How Can You Quickly Upgrade Your Brain?

Multiple studies have found a correlation between impaired brain function and a less-than-ideal diet. Can eating a lot of French fries and burgers really be bad for your brain? 

Growing research says yes. It indicates that the link between your diet and your mental health is more directly impactful than previously understood. A healthy diet has a substantial effect on the health of your body, providing quality fuel for your body from the inside-out. If you consume saturated animal fats (such as red meat or poultry) and white sugar (such as cookies and pastries) on a regular basis, you are filling your body with poor quality fuel. Saturated animal fats have been shown to raise cholesterol levels and increase the risk of heart disease and stroke. Sugar increases the risk of obesity, diabetes, and heart disease. It accelerates aging and causes tooth decay. Your body functions best with a high-quality diet that fuels your body with an abundance of naturally occurring vitamins, minerals, and other critical nutrients as found in organic vegetables and fruits.  

To test what foods are best for yourself, you can start by paying attention to how different foods make you feel. Do you feel sluggish or tired after a high-fat, processed meal such as a hamburger and milkshake? Sugar-laden, processed foods can cause rapid spikes in blood sugar, can clog your arteries, and cause inflammation in your gut. The worst part? Processed foods which are full of sugar, refined carbohydrates, and saturated animal fats – deliver only empty calories that can cause your waistline to swell, your immune function to suffer, and your mental health to decline.   

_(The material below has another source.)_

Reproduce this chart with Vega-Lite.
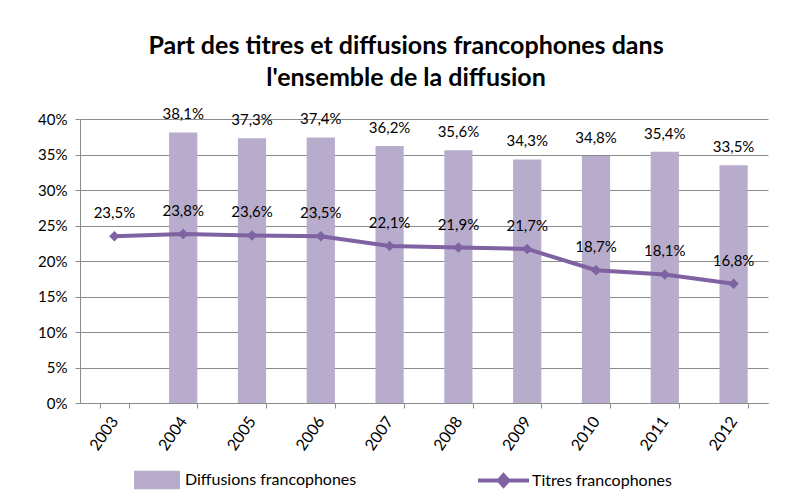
{
  "$schema": "https://vega.github.io/schema/vega-lite/v6.json",
  "width": 688,
  "height": 284,
  "autosize": {"type": "none"},
  "padding": {"left": 80, "top": 119, "right": 27, "bottom": 101},
  "background": "white",
  "config": {
    "font": "Lato",
    "view": {"stroke": null},
    "axisY": {
      "title": null,
      "format": ".0%",
      "values": [0, 0.05, 0.1, 0.15, 0.2, 0.25, 0.3, 0.35, 0.4],
      "labelOverlap": false,
      "labelFontSize": 15,
      "labelColor": "#000000",
      "labelPadding": 8,
      "tickSize": 5,
      "tickColor": "#8c8c8c",
      "domainColor": "#8c8c8c",
      "gridColor": "#8c8c8c",
      "gridOpacity": 1
    },
    "locale": {"number": {"decimal": ",", "thousands": " ", "grouping": [3], "currency": ["", " €"]}}
  },
  "title": {
    "text": ["Part des titres et diffusions francophones dans", "l'ensemble de la diffusion"],
    "font": "Lato",
    "fontSize": 25,
    "fontWeight": "bold",
    "color": "#000000",
    "anchor": "middle",
    "dx": -18,
    "offset": 16,
    "lineHeight": 32
  },
  "data": {
    "values": [
      {"annee": "2003", "diffusions": null, "titres": 0.235},
      {"annee": "2004", "diffusions": 0.381, "titres": 0.238},
      {"annee": "2005", "diffusions": 0.373, "titres": 0.236},
      {"annee": "2006", "diffusions": 0.374, "titres": 0.235},
      {"annee": "2007", "diffusions": 0.362, "titres": 0.221},
      {"annee": "2008", "diffusions": 0.356, "titres": 0.219},
      {"annee": "2009", "diffusions": 0.343, "titres": 0.217},
      {"annee": "2010", "diffusions": 0.348, "titres": 0.187},
      {"annee": "2011", "diffusions": 0.354, "titres": 0.181},
      {"annee": "2012", "diffusions": 0.335, "titres": 0.168}
    ]
  },
  "encoding": {
    "x": {
      "field": "annee",
      "type": "nominal",
      "scale": {"paddingInner": 0.59, "paddingOuter": 0.295},
      "axis": {
        "title": null,
        "labelAngle": -55,
        "labelAlign": "right",
        "labelBaseline": "middle",
        "labelFontSize": 16,
        "labelColor": "#000000",
        "labelPadding": 10,
        "tickBand": "extent",
        "tickSize": 5,
        "tickColor": "#8c8c8c",
        "domainColor": "#8c8c8c",
        "grid": false
      }
    }
  },
  "layer": [
    {
      "mark": {"type": "bar"},
      "encoding": {
        "y": {
          "field": "diffusions",
          "type": "quantitative",
          "scale": {"domain": [0, 0.4]}
        },
        "fill": {
          "datum": "Diffusions francophones",
          "scale": {"range": ["#b7accb"]},
          "legend": {
            "title": null,
            "orient": "none",
            "legendX": 54,
            "legendY": 338,
            "symbolType": "M-1,-0.4H1V0.4H-1Z",
            "symbolSize": 2116,
            "symbolStrokeWidth": 0,
            "labelFontSize": 16,
            "labelLimit": 400,
            "labelColor": "#000000",
            "labelOffset": 5
          }
        }
      }
    },
    {
      "mark": {"type": "text", "dy": -18, "baseline": "middle", "fontSize": 15, "color": "#000000"},
      "encoding": {
        "y": {"field": "diffusions", "type": "quantitative"},
        "text": {"field": "diffusions", "type": "quantitative", "format": ".1%"}
      }
    },
    {
      "mark": {"type": "line", "color": "#7e62a1", "strokeWidth": 4},
      "encoding": {
        "y": {"field": "titres", "type": "quantitative"}
      }
    },
    {
      "mark": {"type": "point", "shape": "diamond", "filled": true, "size": 110, "opacity": 1},
      "encoding": {
        "y": {"field": "titres", "type": "quantitative"},
        "color": {
          "datum": "Titres francophones",
          "scale": {"range": ["#7e62a1"]},
          "legend": {
            "title": null,
            "orient": "none",
            "legendX": 398,
            "legendY": 336,
            "symbolType": "M-1,-0.08H-0.22L0,-0.32L0.22,-0.08H1V0.08H0.22L0,0.32L-0.22,0.08H-1Z",
            "symbolSize": 2601,
            "symbolStrokeWidth": 0,
            "symbolOpacity": 1,
            "labelFontSize": 16,
            "labelLimit": 400,
            "labelColor": "#000000",
            "labelOffset": 3
          }
        }
      }
    },
    {
      "mark": {"type": "text", "dy": -23, "baseline": "middle", "fontSize": 15, "color": "#000000"},
      "encoding": {
        "y": {"field": "titres", "type": "quantitative"},
        "text": {"field": "titres", "type": "quantitative", "format": ".1%"}
      }
    }
  ],
  "resolve": {"scale": {"fill": "independent", "color": "independent"}}
}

So, what type of diet is best for optimal neurologic function? Studies have compared a traditional Mediterranean diet and Japanese diet to a typical "Western" diet. For those who eat their own native, traditional diet, researchers found that the risk of depression is 25% to 35% lower than the general population. Scientists believe this may be because the composition of their traditional diets are generally high in vegetables, fruits, unprocessed grains, fish, and seafood, and contain only modest amounts of lean meat and dairy. In contrast to red meat or poultry, wild-caught fish contain low amounts of saturated fat, no trans fat and are high in beneficial Omega-3 fatty acids. A the traditional diet also avoids unhealthy staples found in the Western diet, such as processed foods loaded with refined sugar, salt and oil.   

Designing a delicious, plant-based diet can help upgrade your mood and mental health. Kick sugar and processed foods completely out of your diet. Instead, fill your meals with a wide array of organic fruits, vegetables, nuts, seeds, legumes, unprocessed grains and wild caught fish, twice per week. To preserve the natural, unprocessed vitamins and nutrients, avoid heating fruits and vegetables over the boiling point (212°F) to better retain their beneficial nutrients as much as possible. Yes, fried foods and oven-baked foods (heated at temperatures far above 212°F) are out. Also, go dairy-free and avoid its undesirable cow hormones and high saturated fat. Foods such as avocados, blueberries, wild-caught fish, turmeric, and broccoli are all great examples of foods to eat often to keep your brain healthy and happy.  

The importance of proper nutrition to whole-body health is massive. Your immune system, brain health, cardiovascular function, and waistline all depend on the quality of the foods you eat. Ultimately, it’s up to you to upgrade your mind and body by fueling them with delicious, whole, unprocessed foods.  

Resources

  1. Li, Ye, et al. “Dietary Patterns and Depression Risk: A Meta-Analysis.” Psychiatry Research, Elsevier, 11 Apr. 2017, www.sciencedirect.com/science/article/abs/pii/S0165178117301981. 
  2. DeYoung, Darren. “The Critical Role Nutrition Plays in Mental Health.” World of Psychology, 8 July 2018, psychcentral.com/blog/the-critical-role-nutrition-plays-in-mental-health/.  
  3. Gunnars, Kris. “Processed Foods: Health Risks and Dangers.” Medical News Today, MediLexicon International, 1 Aug. 2017, www.medicalnewstoday.com/articles/318630#takeaway
  4. Selhub, Eva. “Nutritional Psychiatry: Your Brain on Food.” Harvard Health Blog, 31 Mar. 2020, www.health.harvard.edu/blog/nutritional-psychiatry-your-brain-on-food-201511168626.